** start RECORD EXTRACTS **
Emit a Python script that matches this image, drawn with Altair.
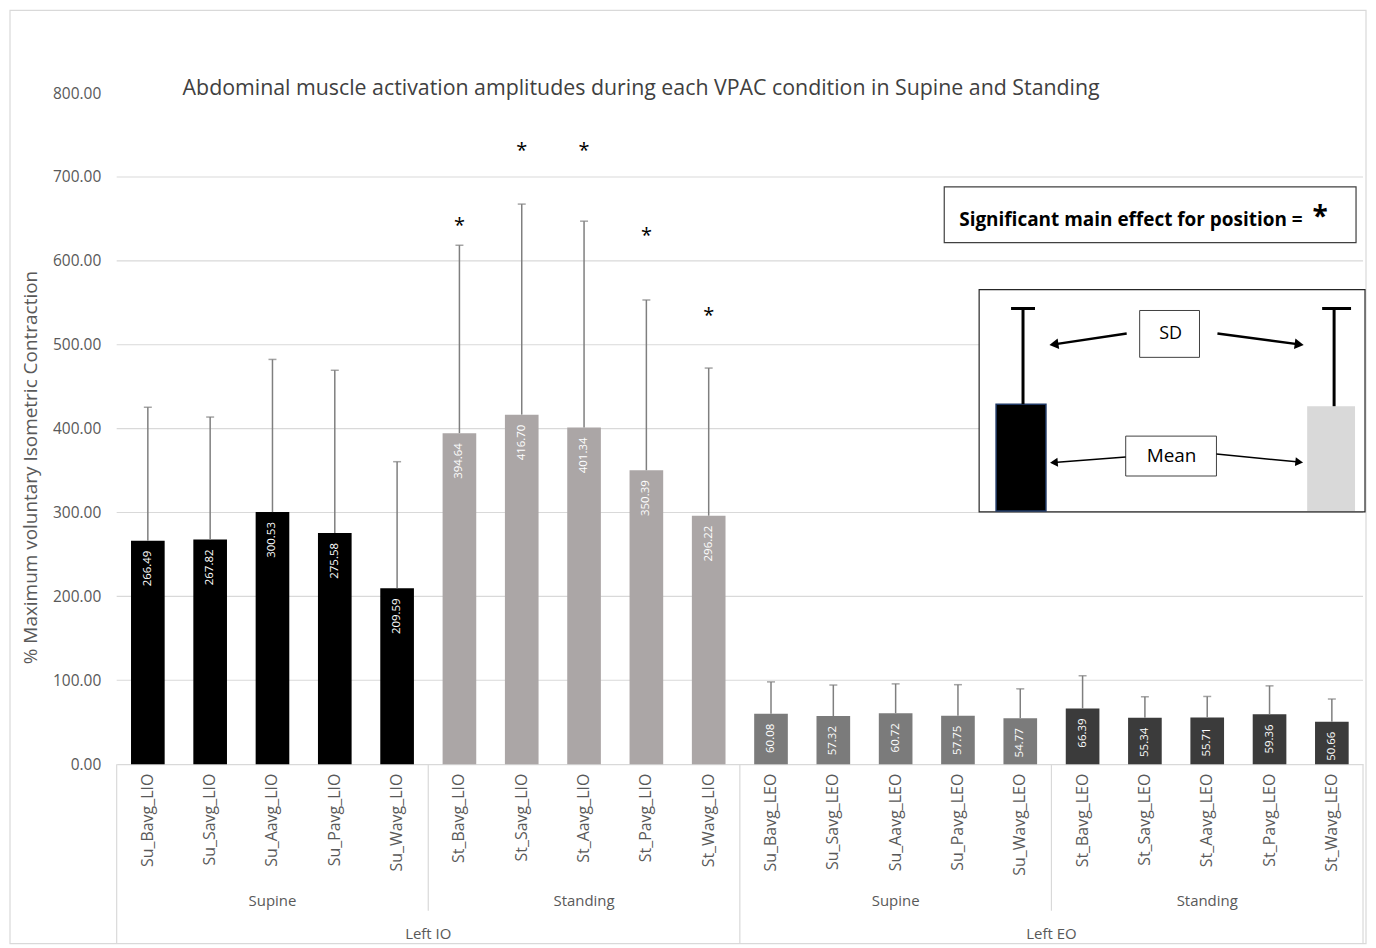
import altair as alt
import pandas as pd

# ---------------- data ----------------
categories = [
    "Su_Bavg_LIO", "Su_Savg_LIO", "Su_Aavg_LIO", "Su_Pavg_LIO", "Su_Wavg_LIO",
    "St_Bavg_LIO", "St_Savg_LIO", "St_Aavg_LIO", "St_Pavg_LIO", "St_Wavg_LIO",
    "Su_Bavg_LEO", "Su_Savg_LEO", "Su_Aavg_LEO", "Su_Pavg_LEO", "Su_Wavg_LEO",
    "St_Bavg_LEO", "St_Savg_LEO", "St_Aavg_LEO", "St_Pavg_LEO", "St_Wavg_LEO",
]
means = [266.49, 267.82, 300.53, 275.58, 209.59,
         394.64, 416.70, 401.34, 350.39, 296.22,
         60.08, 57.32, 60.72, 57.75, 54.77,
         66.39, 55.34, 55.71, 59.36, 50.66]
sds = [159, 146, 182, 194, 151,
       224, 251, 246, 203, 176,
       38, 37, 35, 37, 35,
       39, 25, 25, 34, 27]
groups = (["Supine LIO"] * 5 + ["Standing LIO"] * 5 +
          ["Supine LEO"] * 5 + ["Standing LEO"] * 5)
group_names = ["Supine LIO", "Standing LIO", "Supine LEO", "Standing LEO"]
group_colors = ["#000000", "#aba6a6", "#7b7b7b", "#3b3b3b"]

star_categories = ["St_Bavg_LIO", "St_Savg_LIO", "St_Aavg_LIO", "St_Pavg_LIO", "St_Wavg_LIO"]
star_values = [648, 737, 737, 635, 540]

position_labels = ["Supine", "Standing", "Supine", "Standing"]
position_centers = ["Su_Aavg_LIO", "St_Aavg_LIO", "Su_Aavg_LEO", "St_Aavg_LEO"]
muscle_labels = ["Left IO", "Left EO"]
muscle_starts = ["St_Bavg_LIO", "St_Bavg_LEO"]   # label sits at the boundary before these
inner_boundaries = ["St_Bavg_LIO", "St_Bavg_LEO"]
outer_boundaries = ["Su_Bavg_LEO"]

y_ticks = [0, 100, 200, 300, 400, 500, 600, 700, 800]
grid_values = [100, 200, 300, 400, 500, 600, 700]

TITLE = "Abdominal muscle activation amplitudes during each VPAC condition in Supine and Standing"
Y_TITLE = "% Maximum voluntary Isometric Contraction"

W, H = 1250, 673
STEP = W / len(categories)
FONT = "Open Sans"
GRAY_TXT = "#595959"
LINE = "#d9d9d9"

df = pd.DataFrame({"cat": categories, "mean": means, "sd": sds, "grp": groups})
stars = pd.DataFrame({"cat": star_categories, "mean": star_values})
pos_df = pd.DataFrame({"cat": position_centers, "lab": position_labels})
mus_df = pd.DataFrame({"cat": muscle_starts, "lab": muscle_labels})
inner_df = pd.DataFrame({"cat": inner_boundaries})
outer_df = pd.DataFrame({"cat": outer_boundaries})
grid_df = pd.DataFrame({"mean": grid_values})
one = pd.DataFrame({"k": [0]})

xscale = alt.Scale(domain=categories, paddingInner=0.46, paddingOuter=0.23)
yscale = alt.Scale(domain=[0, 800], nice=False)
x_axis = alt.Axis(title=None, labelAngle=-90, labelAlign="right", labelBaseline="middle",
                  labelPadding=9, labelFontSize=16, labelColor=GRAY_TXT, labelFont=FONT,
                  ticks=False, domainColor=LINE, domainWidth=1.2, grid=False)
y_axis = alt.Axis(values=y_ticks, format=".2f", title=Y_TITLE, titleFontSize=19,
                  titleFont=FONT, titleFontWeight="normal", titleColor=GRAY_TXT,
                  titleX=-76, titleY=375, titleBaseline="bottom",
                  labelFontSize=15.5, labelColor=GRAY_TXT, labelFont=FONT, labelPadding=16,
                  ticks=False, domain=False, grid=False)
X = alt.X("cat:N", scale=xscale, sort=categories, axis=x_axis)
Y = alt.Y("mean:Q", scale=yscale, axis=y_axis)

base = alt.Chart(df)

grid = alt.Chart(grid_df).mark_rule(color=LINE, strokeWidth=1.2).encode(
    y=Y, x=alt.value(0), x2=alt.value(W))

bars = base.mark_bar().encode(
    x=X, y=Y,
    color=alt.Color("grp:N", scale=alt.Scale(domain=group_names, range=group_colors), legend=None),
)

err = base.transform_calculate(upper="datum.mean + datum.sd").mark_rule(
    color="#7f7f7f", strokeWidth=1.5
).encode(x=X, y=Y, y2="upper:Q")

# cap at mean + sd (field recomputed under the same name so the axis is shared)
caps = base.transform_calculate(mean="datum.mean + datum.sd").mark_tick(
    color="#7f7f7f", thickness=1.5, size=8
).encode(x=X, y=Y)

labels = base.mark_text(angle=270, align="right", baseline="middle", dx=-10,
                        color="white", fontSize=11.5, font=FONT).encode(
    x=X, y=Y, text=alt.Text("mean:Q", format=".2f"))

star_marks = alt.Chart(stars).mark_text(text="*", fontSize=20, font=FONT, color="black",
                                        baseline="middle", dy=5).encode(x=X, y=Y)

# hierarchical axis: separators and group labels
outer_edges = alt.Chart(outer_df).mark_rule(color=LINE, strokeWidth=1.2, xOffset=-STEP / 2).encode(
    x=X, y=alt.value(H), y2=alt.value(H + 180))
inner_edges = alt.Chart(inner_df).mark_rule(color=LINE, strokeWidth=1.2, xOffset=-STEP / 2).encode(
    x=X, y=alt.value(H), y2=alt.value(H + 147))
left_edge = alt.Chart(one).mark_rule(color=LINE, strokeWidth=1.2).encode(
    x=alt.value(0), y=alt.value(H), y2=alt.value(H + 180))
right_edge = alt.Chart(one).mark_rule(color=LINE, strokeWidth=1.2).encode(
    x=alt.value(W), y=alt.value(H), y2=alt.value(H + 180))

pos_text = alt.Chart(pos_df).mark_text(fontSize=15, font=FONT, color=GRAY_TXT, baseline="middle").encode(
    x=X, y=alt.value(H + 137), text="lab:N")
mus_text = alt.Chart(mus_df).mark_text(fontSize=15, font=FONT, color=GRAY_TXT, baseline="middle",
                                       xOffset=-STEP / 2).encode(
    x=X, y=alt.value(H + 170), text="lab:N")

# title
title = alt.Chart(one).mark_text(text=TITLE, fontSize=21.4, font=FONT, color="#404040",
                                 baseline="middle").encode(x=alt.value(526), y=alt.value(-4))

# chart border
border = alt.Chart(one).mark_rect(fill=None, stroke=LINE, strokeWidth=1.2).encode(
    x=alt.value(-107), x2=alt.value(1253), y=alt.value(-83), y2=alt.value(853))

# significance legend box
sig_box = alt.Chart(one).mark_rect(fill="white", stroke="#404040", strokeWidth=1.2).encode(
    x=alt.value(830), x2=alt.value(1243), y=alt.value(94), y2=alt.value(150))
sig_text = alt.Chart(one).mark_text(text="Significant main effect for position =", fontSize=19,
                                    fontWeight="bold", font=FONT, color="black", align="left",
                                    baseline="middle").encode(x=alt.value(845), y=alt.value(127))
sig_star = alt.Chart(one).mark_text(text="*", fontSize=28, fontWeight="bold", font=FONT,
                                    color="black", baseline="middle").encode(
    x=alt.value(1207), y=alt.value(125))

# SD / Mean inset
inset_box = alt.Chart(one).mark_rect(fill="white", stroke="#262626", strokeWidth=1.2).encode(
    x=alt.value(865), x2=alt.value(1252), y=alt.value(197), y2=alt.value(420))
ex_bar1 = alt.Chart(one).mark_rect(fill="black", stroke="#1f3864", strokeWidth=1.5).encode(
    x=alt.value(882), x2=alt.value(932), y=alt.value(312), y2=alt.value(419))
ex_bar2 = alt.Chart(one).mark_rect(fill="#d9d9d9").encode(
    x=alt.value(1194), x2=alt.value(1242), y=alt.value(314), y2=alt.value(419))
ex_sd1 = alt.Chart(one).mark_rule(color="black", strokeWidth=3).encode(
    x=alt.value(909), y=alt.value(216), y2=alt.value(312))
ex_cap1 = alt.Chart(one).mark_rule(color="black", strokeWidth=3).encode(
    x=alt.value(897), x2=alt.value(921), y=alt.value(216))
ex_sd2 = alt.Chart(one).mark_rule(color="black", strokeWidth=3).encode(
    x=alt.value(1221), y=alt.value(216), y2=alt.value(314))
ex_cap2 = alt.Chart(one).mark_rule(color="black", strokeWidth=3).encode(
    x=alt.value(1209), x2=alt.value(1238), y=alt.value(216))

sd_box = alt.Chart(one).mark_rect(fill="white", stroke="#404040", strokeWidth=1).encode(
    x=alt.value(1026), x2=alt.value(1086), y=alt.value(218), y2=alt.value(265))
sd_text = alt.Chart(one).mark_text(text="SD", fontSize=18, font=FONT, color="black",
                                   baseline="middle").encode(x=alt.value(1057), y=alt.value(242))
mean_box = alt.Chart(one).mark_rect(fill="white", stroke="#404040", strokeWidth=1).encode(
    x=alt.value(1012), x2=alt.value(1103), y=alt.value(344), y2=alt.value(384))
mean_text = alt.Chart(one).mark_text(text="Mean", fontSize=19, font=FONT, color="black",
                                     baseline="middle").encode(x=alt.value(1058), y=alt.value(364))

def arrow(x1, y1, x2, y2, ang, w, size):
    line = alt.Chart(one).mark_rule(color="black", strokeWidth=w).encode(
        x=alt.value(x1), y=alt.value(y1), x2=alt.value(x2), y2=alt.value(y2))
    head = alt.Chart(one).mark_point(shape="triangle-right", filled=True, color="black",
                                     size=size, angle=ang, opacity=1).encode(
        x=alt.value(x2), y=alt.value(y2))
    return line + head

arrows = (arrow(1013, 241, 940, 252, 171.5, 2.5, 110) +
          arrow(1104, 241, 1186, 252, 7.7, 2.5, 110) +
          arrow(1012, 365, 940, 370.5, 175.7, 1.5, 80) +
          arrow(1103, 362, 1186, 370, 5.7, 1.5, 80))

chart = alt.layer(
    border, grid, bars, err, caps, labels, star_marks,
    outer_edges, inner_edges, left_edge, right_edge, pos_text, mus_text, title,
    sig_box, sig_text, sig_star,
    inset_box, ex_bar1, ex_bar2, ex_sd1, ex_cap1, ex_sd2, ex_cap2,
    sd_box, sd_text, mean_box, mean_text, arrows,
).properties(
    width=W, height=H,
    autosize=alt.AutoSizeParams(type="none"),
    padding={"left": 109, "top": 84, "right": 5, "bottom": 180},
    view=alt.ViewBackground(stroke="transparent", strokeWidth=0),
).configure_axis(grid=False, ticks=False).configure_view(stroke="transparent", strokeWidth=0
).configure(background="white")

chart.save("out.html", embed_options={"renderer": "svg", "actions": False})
** end RECORD EXTRACTS **
** start RECORD EXTRACTS **
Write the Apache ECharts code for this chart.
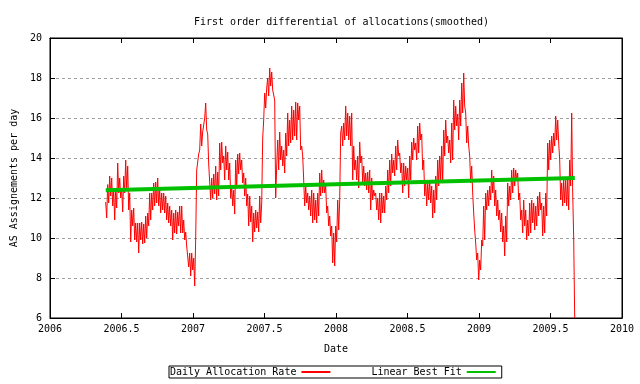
** end RECORD EXTRACTS **
** start RECORD EXTRACTS **
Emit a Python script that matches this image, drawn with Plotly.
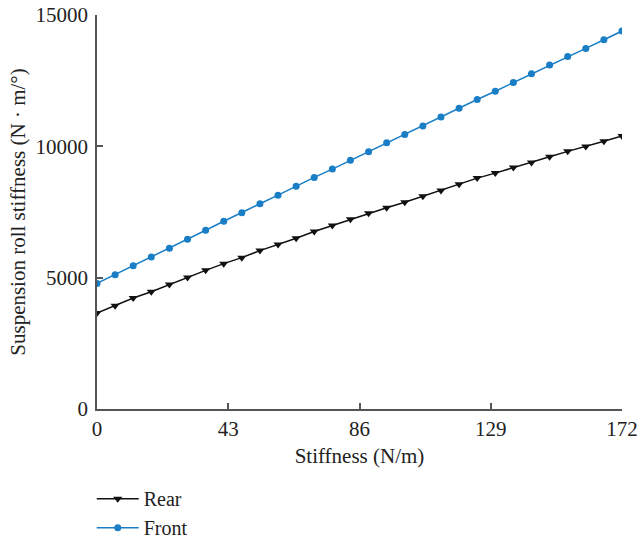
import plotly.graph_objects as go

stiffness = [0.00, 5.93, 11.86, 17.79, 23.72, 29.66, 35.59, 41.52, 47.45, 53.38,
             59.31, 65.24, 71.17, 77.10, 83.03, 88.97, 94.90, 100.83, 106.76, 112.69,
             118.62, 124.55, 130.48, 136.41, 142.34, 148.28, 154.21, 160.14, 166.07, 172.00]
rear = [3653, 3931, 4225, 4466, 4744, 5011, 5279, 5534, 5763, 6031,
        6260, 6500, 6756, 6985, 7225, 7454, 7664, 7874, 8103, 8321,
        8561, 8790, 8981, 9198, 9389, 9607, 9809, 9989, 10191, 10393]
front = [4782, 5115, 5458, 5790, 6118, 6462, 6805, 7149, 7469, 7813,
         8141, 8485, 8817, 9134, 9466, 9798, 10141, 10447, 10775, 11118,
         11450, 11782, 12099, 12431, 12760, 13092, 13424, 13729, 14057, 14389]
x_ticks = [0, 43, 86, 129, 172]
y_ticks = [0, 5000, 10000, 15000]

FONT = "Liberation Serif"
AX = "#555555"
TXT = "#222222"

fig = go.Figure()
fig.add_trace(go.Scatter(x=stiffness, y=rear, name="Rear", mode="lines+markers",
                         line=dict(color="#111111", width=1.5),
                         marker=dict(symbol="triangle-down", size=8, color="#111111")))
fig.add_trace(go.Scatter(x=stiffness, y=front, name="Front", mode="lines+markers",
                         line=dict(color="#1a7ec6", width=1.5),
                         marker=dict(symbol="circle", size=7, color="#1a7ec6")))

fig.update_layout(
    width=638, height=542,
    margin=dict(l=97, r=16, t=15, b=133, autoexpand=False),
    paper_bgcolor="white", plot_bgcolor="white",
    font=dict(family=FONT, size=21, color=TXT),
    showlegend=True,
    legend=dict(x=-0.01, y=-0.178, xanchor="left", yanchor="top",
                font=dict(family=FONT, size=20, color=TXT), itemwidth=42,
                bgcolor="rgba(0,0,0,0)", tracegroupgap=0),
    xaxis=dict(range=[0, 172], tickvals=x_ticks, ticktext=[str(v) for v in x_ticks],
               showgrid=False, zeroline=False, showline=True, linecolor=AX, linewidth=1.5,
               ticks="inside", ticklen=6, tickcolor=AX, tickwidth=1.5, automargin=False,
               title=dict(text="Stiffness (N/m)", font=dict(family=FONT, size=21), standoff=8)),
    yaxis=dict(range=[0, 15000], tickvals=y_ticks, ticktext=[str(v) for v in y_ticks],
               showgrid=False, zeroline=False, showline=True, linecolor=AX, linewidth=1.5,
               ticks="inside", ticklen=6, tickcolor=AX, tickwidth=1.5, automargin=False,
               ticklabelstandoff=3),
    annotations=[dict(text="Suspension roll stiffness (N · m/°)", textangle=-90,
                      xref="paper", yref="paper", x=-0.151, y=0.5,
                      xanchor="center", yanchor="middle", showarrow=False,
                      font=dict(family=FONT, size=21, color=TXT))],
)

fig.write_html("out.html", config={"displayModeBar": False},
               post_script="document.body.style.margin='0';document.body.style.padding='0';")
** end RECORD EXTRACTS **
*WHAT TO WORK ON*
Pictures excluded, give again exactly and only the lines of the material above from the line with "Emit a Python script that matches this image, drawn with Altair." through the line with "import pandas as pd".

*EXERCISE SOLUTION*
Emit a Python script that matches this image, drawn with Altair.
import altair as alt
import pandas as pd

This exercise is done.